Begin

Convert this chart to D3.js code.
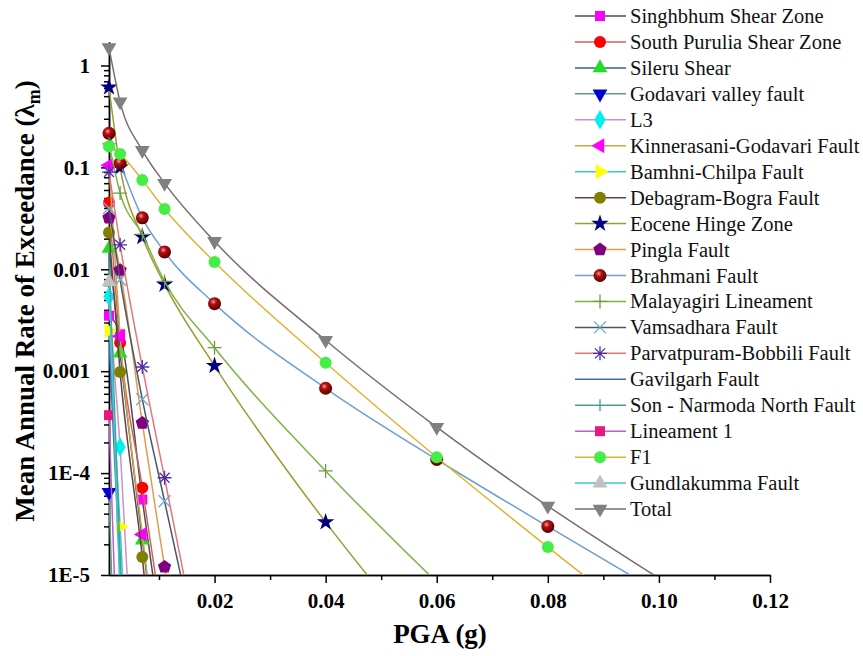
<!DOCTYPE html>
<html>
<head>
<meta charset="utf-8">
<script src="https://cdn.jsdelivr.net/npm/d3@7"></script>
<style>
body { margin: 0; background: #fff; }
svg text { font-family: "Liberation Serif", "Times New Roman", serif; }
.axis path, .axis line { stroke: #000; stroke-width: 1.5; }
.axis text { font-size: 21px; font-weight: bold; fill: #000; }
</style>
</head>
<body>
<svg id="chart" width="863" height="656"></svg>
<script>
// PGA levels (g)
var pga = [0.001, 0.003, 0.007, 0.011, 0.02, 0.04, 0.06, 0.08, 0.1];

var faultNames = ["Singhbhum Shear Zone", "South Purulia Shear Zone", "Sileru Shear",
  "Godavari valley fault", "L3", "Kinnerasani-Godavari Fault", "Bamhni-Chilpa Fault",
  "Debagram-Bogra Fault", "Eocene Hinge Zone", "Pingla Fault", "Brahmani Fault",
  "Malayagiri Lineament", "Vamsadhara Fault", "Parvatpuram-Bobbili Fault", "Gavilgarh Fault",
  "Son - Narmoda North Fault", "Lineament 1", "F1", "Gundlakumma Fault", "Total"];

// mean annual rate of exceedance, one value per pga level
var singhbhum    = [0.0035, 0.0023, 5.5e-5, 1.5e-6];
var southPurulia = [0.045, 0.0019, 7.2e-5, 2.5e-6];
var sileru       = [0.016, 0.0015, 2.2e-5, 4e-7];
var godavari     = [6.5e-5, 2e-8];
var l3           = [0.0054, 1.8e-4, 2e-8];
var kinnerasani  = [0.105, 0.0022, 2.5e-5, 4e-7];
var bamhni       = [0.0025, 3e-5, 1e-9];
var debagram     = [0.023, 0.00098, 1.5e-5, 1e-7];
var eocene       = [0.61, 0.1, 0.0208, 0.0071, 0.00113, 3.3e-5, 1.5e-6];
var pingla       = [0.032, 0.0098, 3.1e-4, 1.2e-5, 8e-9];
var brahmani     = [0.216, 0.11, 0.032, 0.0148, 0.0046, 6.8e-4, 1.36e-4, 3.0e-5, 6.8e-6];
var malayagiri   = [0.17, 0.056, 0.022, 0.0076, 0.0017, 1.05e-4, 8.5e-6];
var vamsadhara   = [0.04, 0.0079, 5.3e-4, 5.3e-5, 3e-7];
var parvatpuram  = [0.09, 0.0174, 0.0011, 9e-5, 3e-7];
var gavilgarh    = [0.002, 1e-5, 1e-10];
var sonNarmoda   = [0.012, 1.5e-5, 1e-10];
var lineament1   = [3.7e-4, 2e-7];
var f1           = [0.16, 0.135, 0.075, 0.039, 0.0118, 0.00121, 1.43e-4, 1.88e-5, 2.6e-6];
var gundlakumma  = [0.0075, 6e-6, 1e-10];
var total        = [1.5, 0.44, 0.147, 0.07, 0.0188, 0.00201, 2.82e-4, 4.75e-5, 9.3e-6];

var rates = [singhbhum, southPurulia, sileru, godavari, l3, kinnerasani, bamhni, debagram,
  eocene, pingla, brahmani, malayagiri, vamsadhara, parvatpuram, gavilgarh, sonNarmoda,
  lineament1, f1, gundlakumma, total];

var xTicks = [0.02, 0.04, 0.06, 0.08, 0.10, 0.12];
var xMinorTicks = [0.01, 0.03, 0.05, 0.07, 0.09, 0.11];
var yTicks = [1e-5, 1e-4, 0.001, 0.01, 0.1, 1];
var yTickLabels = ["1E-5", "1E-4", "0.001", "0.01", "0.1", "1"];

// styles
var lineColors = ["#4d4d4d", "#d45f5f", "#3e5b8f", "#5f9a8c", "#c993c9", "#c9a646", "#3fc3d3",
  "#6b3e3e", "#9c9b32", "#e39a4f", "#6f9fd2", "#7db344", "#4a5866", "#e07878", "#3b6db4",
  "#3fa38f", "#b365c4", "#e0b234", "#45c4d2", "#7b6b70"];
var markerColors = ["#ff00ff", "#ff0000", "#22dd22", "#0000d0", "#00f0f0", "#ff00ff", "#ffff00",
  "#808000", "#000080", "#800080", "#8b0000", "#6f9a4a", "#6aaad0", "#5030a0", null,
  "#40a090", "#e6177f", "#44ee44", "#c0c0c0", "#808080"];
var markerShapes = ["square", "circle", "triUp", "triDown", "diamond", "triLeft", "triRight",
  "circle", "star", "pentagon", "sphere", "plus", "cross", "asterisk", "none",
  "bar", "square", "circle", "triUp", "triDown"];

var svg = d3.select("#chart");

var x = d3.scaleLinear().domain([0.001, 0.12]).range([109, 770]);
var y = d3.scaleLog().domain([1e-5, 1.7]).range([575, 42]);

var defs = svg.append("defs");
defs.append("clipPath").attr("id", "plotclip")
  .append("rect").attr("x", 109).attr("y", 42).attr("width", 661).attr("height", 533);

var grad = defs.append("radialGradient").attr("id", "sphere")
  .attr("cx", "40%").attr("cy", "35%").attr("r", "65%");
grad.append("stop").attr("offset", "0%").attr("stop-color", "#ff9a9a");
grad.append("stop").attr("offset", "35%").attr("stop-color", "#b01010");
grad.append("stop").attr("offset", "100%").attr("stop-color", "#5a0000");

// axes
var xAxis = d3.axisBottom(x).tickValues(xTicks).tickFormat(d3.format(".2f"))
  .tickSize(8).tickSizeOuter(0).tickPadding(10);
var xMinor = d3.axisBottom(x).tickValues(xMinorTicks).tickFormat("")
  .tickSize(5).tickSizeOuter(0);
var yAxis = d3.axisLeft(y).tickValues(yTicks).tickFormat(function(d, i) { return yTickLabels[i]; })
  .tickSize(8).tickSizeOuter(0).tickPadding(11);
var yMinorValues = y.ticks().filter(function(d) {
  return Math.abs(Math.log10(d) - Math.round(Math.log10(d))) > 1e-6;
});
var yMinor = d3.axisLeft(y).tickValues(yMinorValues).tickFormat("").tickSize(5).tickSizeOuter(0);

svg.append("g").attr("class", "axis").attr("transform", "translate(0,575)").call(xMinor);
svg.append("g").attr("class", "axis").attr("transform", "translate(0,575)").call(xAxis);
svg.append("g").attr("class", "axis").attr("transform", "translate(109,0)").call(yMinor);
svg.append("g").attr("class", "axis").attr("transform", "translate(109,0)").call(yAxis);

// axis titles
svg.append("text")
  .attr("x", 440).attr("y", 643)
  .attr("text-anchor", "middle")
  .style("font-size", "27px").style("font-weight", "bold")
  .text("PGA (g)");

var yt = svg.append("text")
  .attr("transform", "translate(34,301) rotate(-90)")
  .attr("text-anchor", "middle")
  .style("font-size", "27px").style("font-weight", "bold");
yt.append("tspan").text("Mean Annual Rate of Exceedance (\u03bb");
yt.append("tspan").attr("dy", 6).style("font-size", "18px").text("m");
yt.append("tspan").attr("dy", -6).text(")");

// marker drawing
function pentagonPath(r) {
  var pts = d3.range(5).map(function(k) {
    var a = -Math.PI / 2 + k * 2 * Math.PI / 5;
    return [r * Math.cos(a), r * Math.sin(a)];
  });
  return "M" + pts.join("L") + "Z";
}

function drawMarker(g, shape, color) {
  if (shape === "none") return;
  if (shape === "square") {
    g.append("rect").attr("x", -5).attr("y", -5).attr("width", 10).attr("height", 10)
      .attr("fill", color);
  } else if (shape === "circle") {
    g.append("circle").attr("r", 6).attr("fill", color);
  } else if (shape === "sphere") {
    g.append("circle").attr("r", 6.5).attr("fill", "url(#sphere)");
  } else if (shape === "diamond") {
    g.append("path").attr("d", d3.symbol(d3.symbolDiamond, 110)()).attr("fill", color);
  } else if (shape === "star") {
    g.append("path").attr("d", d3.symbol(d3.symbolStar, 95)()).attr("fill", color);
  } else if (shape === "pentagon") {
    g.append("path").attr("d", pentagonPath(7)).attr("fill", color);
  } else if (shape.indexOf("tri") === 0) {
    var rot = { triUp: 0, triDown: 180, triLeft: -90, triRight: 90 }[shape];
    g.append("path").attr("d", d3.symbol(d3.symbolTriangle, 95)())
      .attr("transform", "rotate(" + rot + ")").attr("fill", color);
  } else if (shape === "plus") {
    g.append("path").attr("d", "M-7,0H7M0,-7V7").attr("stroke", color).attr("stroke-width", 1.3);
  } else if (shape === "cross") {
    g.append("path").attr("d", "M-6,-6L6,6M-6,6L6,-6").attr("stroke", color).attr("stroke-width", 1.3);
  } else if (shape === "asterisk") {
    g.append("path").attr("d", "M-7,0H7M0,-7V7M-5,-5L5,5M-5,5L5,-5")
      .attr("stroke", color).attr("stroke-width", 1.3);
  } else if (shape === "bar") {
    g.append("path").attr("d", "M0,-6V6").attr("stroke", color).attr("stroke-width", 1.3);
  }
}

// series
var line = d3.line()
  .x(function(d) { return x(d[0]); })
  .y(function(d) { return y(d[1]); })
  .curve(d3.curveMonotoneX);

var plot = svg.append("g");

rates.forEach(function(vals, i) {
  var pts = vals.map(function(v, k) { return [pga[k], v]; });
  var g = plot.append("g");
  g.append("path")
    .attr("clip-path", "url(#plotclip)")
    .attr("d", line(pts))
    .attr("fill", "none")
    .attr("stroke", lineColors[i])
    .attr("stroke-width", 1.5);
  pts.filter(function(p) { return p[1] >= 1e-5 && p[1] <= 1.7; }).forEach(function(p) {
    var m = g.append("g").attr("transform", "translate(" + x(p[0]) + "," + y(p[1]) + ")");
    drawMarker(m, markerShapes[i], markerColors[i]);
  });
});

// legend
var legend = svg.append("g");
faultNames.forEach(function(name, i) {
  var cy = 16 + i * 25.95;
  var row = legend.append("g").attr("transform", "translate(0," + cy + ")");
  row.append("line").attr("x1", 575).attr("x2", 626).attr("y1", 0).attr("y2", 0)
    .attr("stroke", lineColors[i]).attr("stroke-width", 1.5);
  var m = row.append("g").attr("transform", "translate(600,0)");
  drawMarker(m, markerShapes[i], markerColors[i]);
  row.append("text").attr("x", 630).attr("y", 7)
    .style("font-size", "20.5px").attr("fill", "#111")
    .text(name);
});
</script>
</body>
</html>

End

### Given exercise
Repeat, with no pictures, each line from the beginning of the data through the line containing "0.06, 0.08, 0.1];", inclusive.

### Solved exercise
Convert this chart to D3.js code.
<!DOCTYPE html>
<html>
<head>
<meta charset="utf-8">
<script src="https://cdn.jsdelivr.net/npm/d3@7"></script>
<style>
body { margin: 0; background: #fff; }
svg text { font-family: "Liberation Serif", "Times New Roman", serif; }
.axis path, .axis line { stroke: #000; stroke-width: 1.5; }
.axis text { font-size: 21px; font-weight: bold; fill: #000; }
</style>
</head>
<body>
<svg id="chart" width="863" height="656"></svg>
<script>
// PGA levels (g)
var pga = [0.001, 0.003, 0.007, 0.011, 0.02, 0.04, 0.06, 0.08, 0.1];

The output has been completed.